At the same time Japan’s three hundred and fifty years of peace was brought to an end by the threat of American, English and French invasion in the 1860s and by the consequent Satsuma rebellion against the shogunate. A few years ago this was made into a film.

Ultimately, in our story, there is a natural disaster, there are deaths, there is rebellion and there is recovery.

Altogether, though, while this story dealt to an extent with the events of the period, I was rather disappointed in the book and could only score it at six.

01 April 2015


20 Zimbabwe – The tale of Tamari – Shimmer Chinodya – February 2015 (Score 6.85)

I have to admit to a mistake when I selected this book as one of the options which I put to the group for February 2015. Although I knew that Chinodya also writes books for children, I did not pick up from the Amazon information that this is one of them.

It is very short (just over 50 pages) and written in a much simpler style than we have previously found when we read Chinodya.

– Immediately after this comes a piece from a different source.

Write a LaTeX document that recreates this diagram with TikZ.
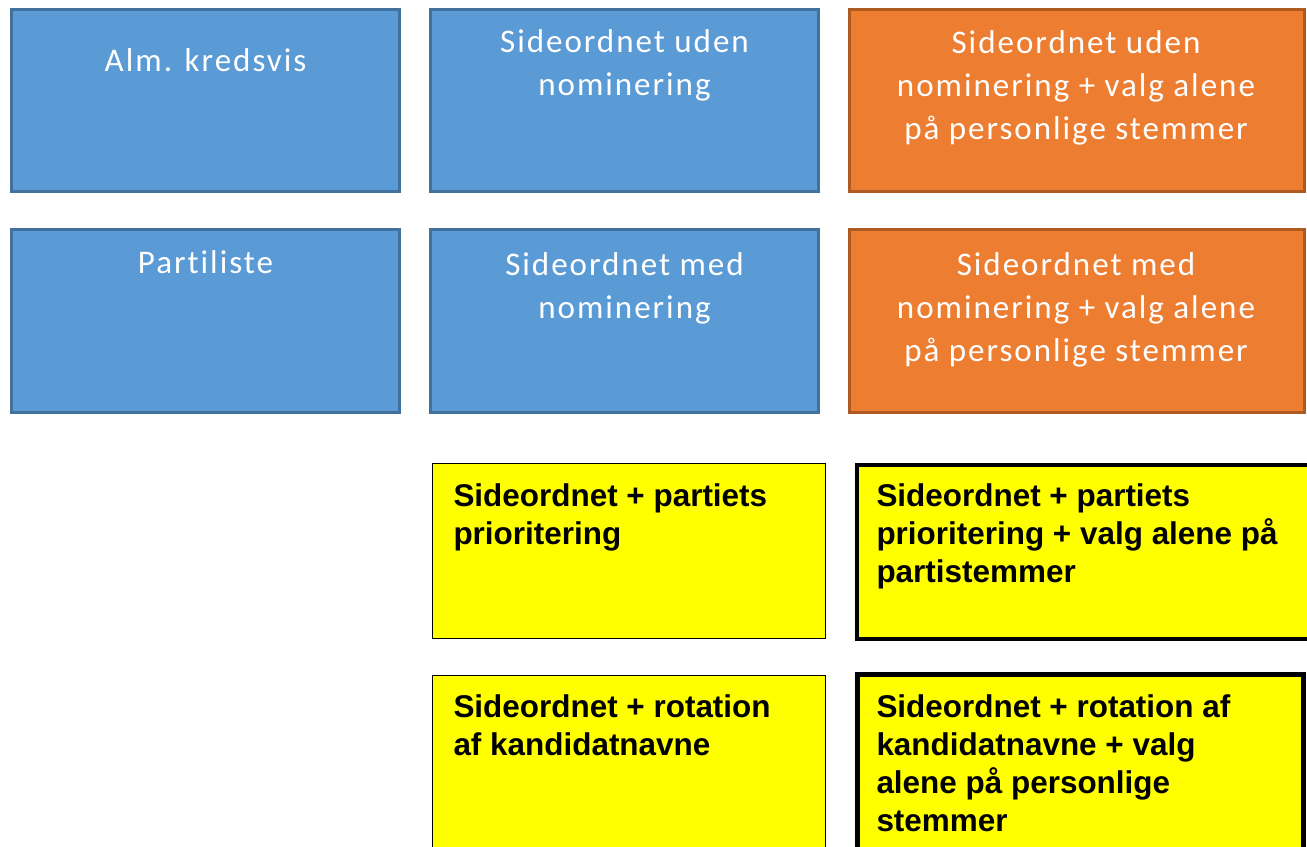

It is a simple story, written in plain, straightforward English in short sentences, and not at all challenging for experienced adult readers.

I think it probably meets the needs of its target audience very well, and I believe that it would encourage young readers to keep on reading, and possibly to move on to Chinodya’s more challenging books, and other authors, from Africa and elsewhere. We enjoy our “World Reading” and hope others do to.

I read the book in a couple of hours (certainly not skimming). I treated it with the serious consideration due to any of our selections, and in fact to all serious and not-so-serious literature.

With all the above in mind, and thinking how well it met its purpose, I scored it at 8.0.